=== Data extract ===

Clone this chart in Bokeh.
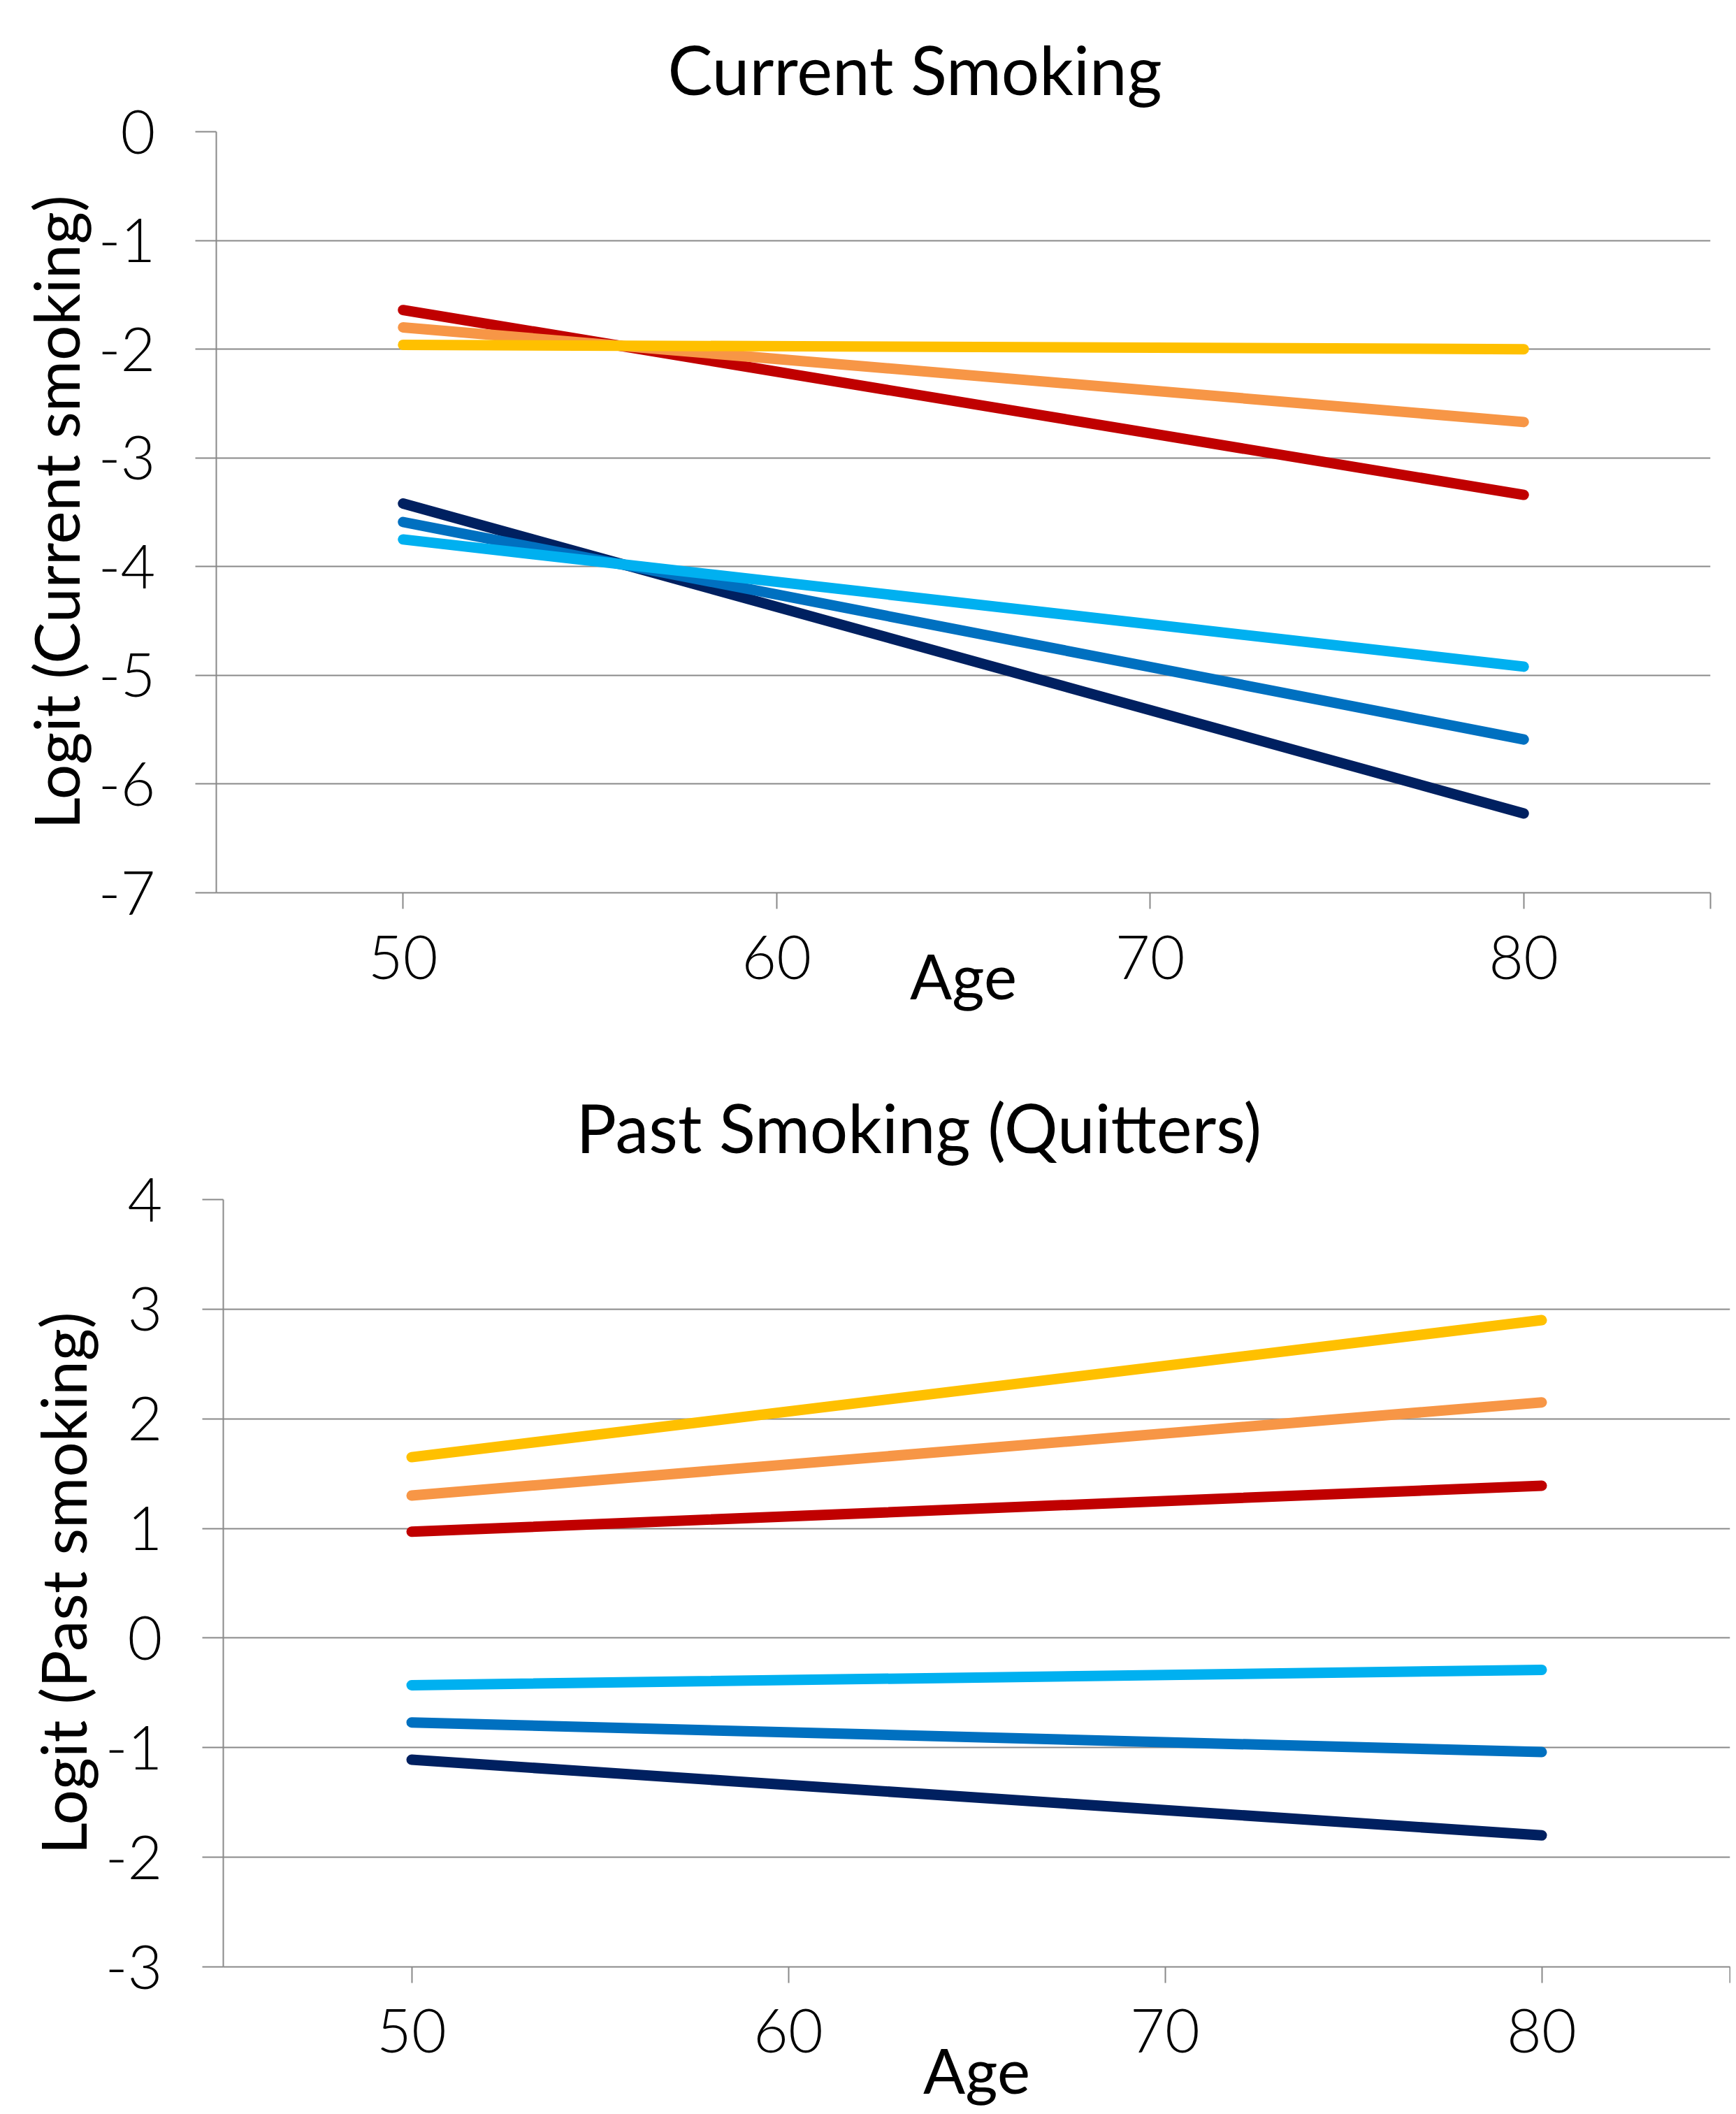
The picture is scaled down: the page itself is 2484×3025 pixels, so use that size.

===
=== Data extract ===

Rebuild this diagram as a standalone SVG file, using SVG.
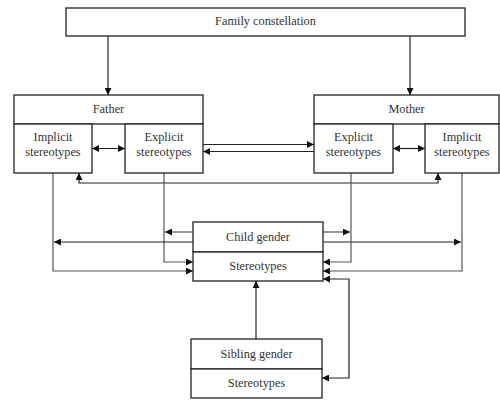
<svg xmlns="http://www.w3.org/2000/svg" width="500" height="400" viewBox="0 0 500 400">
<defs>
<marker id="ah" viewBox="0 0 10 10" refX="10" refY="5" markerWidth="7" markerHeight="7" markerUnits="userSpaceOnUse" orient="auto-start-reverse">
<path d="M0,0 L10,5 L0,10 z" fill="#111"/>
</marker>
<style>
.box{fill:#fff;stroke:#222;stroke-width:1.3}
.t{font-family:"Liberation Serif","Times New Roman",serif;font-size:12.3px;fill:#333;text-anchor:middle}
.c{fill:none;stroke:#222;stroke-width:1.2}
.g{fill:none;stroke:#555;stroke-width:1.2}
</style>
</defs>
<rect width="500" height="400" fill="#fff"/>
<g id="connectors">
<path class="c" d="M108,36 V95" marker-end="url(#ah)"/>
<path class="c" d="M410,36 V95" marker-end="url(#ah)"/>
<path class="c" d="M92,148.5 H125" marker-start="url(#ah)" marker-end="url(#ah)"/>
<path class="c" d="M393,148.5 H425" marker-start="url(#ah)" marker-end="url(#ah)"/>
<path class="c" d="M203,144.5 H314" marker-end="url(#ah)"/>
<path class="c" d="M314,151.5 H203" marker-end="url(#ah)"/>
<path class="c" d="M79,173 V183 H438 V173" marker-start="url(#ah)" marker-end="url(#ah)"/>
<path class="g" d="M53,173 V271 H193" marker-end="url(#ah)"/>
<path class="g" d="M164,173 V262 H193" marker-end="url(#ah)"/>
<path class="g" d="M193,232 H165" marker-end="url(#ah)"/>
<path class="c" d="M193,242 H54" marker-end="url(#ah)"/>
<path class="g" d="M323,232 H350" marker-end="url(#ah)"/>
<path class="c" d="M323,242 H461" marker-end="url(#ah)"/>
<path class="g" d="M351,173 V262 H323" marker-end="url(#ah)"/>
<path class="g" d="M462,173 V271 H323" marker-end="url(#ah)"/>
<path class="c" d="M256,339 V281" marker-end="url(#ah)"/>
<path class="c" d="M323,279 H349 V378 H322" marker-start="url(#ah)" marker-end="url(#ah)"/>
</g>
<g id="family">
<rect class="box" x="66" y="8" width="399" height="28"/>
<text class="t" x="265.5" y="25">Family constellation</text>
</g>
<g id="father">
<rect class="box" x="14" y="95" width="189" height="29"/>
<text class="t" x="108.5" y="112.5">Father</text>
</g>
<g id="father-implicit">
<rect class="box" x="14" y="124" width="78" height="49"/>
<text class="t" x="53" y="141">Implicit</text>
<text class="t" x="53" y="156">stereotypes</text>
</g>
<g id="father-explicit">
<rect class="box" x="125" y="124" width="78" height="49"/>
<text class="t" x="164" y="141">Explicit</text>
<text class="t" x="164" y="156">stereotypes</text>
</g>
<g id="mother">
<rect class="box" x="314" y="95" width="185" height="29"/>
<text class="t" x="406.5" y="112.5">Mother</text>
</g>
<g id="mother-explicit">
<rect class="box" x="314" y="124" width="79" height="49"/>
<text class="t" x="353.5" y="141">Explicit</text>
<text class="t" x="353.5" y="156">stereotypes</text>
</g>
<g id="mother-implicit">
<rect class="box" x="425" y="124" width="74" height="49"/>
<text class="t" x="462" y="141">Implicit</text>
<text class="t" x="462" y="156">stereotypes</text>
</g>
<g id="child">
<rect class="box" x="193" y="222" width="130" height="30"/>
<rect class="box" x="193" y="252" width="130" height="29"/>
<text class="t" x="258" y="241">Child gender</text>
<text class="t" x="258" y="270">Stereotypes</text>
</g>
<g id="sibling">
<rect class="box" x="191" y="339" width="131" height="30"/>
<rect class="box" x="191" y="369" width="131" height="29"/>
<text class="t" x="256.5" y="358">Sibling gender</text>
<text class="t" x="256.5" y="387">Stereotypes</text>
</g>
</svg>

===

Pictures are excluded. Repeat exactly the lines from the one containing "Clone this chart in Bokeh." to the one containing "The picture is", inclusive.

Clone this chart in Bokeh.
The picture is scaled down: the page itself is 2484×3025 pixels, so use that size.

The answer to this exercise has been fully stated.